What phenomenon is Hawking radiation intended to explain? I understand that science exists to make predictions, and that "unitarity" (the 100% total of the probabilities of all possible outcomes) is a major factor in the morale of scientists.  
However, in a "temporal multiverse" comprised of local universes that are no longer in causal contact with each other, I'm not sure that Hawking radiation would be essential in maintaining unitarity, since the heat necessarily radiated could be radiated into incipient "local universes" being formed within regions (black holes) that had accumulated radiation and matter prior to the disconnection of the causality within them from our side of the apparent horizon that would form when the escape velocity from them would've reached our speed of light in vacuum (which, given the fact that any BH comprising one of the aforementioned regions would have relatively dense contents, would be much higher than theirs would subsequently appear to be). 
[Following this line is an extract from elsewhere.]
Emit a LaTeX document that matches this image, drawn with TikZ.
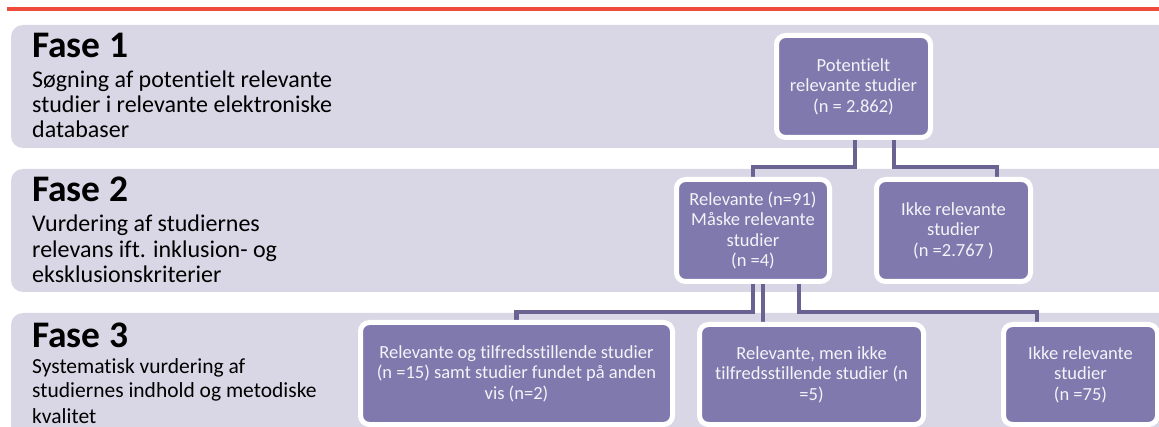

In an environment at least marginally eternal to the past, such as Nikodem Poplawski's "Cosmology with torsion" or Aguirre and Gratton's "Steady state eternal inflation" (vetted by Vilenkin in "Arrows of time and the beginning of the universe"), it appears to me that any outgoing radiation might be balanced by radiation absorbed from its surroundings, so that the evaporation of BHs might have little effect on the computation of probabilities, even in civilizations adept at collecting and analyzing stray radiation from intergalactic voids. 
I haven't been able to find a motivation for the postulation of Hawking radiation except as a hypothesis which appears to sustain the consistency of quantum mechanics.  I might be making a number of wrong assumptions here, so I would appreciate it if the readers could help me by pointing them out.
 A: You seem to be saying, and asking if the numbers might work out, that maybe the Hawking radiation from the black hole (BH) which when contracting towards a near singularity bounces from the spin-torsion repulsive effect in high densities could be the particle production basis for the expanding universe.
Your question may be something else but that's what I gather from your last comment (which BTW is not the best way to clarify a question, it's best to actually clarify it in the body of the question).
That question, where you are hypothesizing something, and 'wondering' if true, is a way to have others do your research. That is not what this site is. But I will answer it. The Hawking radiation is that from right outside the horizon of the BH, NOT from anywhere inside it. It happens because of the horizon, and is similar to that similar radiation due to other kinds of horizons, like that due to acceleration in Rindler spacetime. It does not happen near the singularity. As @JMLCarter said, Hawking radiation arises from quantum fields outside the horizon, and Hawking showed it was so using quantum field theory in a curved spacetime, meanwhile showing how that could be calculated and be consistent with theory, without having to consider gravity (or the curved spacetime) as a dynamical field. You cannot apply the same technique near the impending singularity as gravity is very much a dynamic field. You'd have to consider the changes to the spacetime, and in the process a full theory of quantum gravity. There is not a way found to do that, we do not have a quantum gravity theory. 
Yes, you'd have to account for the particle production model, mainly for fermions as the spin arises from them, and in trying to do so in the strong gravity there you'd have to develop a quantum gravity theory. 
The arxiv reference you gave is an interesting paper, but notice that they don't get to the point of doing the quantum field theory in a rapidly changing spacetime. Their arguments and calculations simply get to the point where they get an equivalent inflation (and inflaton) model that provide the same or similar results to be equivalent to the inflation parameters measured by the Planck collaboration and other measurements, roughly. They don't show, in this arxiv paper something to fully describe their calculations, but do show some numerical results claiming the consistency with cosmological parameters. They postulate GR with torsion, using the ECSK theory, and claim to show (I did not read it close enough to verify what they said, but it is conceivable) that it is equivalent. 
They do not do quantum calculations to try to match the needed particle production rate un such an expanding BH, as a model for the Big Bounce universe. And Hawking won't help.   
A: 
What phenomenon is Hawking radiation intended to explain?

The context which it was discovered by Bekenstein is to answer the question where does the entropy disappear when a black hole forms. He predicted that black holes should have an entropy associated with them. Here, it was to maintain consistency with thermodynamics that it was discovered. 
Now, an object with entopy will have an associated temperature, which means that it ought to radiate; this obviously goes against what is understood traditionally about black holes - that they don't radiate; Hawking attempted to prove Bekenstein wrong, but in fact showed that Black holes do radiate - the eponymous Hawking radiation.   
It has nothing to do with multiverses.